### DATA BLOCK:
====
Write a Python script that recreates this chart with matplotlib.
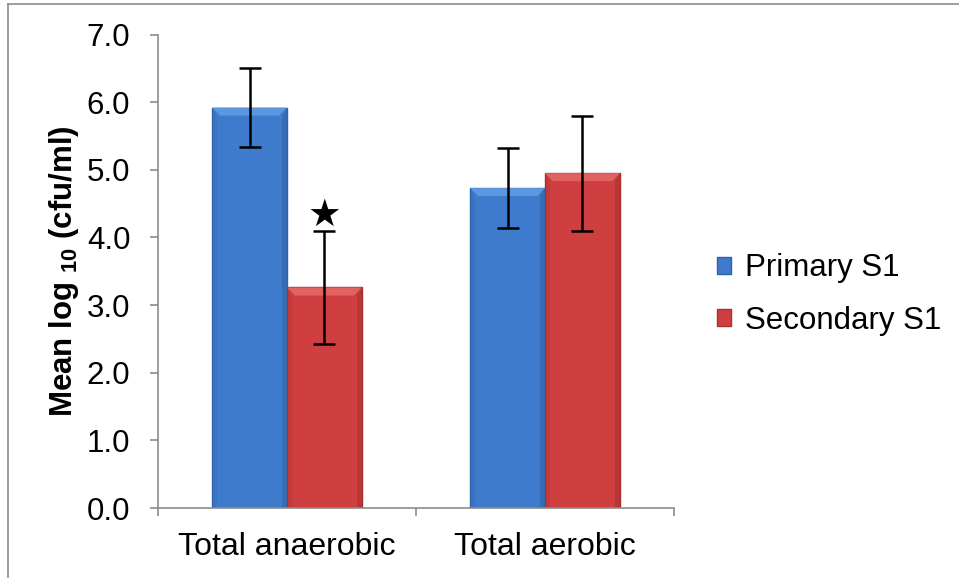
import matplotlib.pyplot as plt
from matplotlib.patches import Patch, Polygon
from matplotlib.lines import Line2D
import numpy as np

plt.rcParams['font.family'] = ['Liberation Sans', 'DejaVu Sans']
plt.rcParams['mathtext.fontset'] = 'custom'
plt.rcParams['mathtext.rm'] = 'Liberation Sans:bold'
plt.rcParams['mathtext.bf'] = 'Liberation Sans:bold'

# data
groups = ["Total anaerobic", "Total aerobic"]
series = ["Primary S1", "Secondary S1"]
primary_mean = [5.92, 4.73]
primary_err = [0.59, 0.59]
secondary_mean = [3.26, 4.95]
secondary_err = [0.84, 0.85]
y_ticks = [0.0, 1.0, 2.0, 3.0, 4.0, 5.0, 6.0, 7.0]

blue = "#3f7bcc"
blue_light = "#5c98e0"
blue_dark = "#2f63a8"
red = "#cf3f3f"
red_light = "#e26262"
red_dark = "#a83030"

fig = plt.figure(figsize=(9.59, 5.78), dpi=100)
ax = fig.add_axes([0.1648, 0.1211, 0.538, 0.8192])
ax.set_xlim(-0.5, 1.5)
ax.set_ylim(0, 7)

x = np.arange(len(groups))
w = 0.29
err_style = dict(elinewidth=1.8, capthick=1.8, ecolor="black", zorder=5)
b1 = ax.bar(x - w / 2, primary_mean, w, color=blue, edgecolor=blue_dark, linewidth=1.0,
            yerr=primary_err, capsize=8, error_kw=err_style, zorder=2)
b2 = ax.bar(x + w / 2, secondary_mean, w, color=red, edgecolor=red_dark, linewidth=1.0,
            yerr=secondary_err, capsize=8, error_kw=err_style, zorder=2)

# bevelled look: light top, darker sides
px_x = 8 / (ax.transData.transform((1, 0))[0] - ax.transData.transform((0, 0))[0])
px_y = 8 / (ax.transData.transform((0, 1))[1] - ax.transData.transform((0, 0))[1])
for bars, light, dark in [(b1, blue_light, blue_dark), (b2, red_light, red_dark)]:
    for r in bars:
        x0, x1 = r.get_x(), r.get_x() + r.get_width()
        y1 = r.get_height()
        ax.add_patch(Polygon([(x0, y1), (x1, y1), (x1 - px_x, y1 - px_y), (x0 + px_x, y1 - px_y)],
                             closed=True, facecolor=light, edgecolor="none", zorder=3))
        ax.add_patch(Polygon([(x1, y1), (x1, 0), (x1 - px_x * 0.6, 0), (x1 - px_x * 0.6, y1 - px_y)],
                             closed=True, facecolor=dark, edgecolor="none", alpha=0.6, zorder=3))
        ax.add_patch(Polygon([(x0, y1), (x0, 0), (x0 + px_x * 0.6, 0), (x0 + px_x * 0.6, y1 - px_y)],
                             closed=True, facecolor=dark, edgecolor="none", alpha=0.3, zorder=3))

# significance marker above the secondary anaerobic bar
ax.text(x[0] + w / 2, secondary_mean[0] + secondary_err[0] + 0.22, "\u2605",
        ha="center", va="center", fontsize=27, family=["DejaVu Sans"], zorder=6)

ax.set_yticks(y_ticks)
ax.set_yticklabels([f"{v:.1f}" for v in y_ticks])
ax.set_xticks([-0.5, 0.5, 1.5])
ax.set_xticklabels([])
ax.set_xticks(x, minor=True)
ax.set_xticklabels(groups, minor=True)
ax.tick_params(axis="x", which="minor", length=0, labelsize=23, pad=17)
ax.tick_params(axis="x", which="major", length=6, width=1.2, color="#8c8c8c")
ax.tick_params(axis="y", length=6, width=1.2, color="#8c8c8c", labelsize=22.5, pad=14)

for side in ["top", "right"]:
    ax.spines[side].set_visible(False)
for side in ["left", "bottom"]:
    ax.spines[side].set_color("#8c8c8c")
    ax.spines[side].set_linewidth(1.2)
    ax.spines[side].set_zorder(4)

ax.set_ylabel(r"Mean log $_{\mathbf{10}}$ (cfu/ml)", fontsize=22.5, fontweight="bold", labelpad=4)

handles = [Patch(facecolor=blue, edgecolor=blue_dark), Patch(facecolor=red, edgecolor=red_dark)]
fig.legend(handles, series, loc="center left", bbox_to_anchor=(0.7475, 0.4905), frameon=False,
           fontsize=22.5, handlelength=0.45, handleheight=0.45, handletextpad=0.45, labelspacing=0.72,
           borderaxespad=0, borderpad=0)

# outer frame
fig.add_artist(Line2D([0.0083, 0.0083], [0, 0.993], transform=fig.transFigure, color="#8c8c8c", lw=1.2))
fig.add_artist(Line2D([0.0083, 1], [0.993, 0.993], transform=fig.transFigure, color="#8c8c8c", lw=1.2))

fig.savefig("out.png", dpi=100)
====
### WRITTEN PROBLEM:
Copy every line of the material in which the word "matplotlib" occurs.

### THE SOLUTION:
Write a Python script that recreates this chart with matplotlib.
import matplotlib.pyplot as plt
from matplotlib.patches import Patch, Polygon
from matplotlib.lines import Line2D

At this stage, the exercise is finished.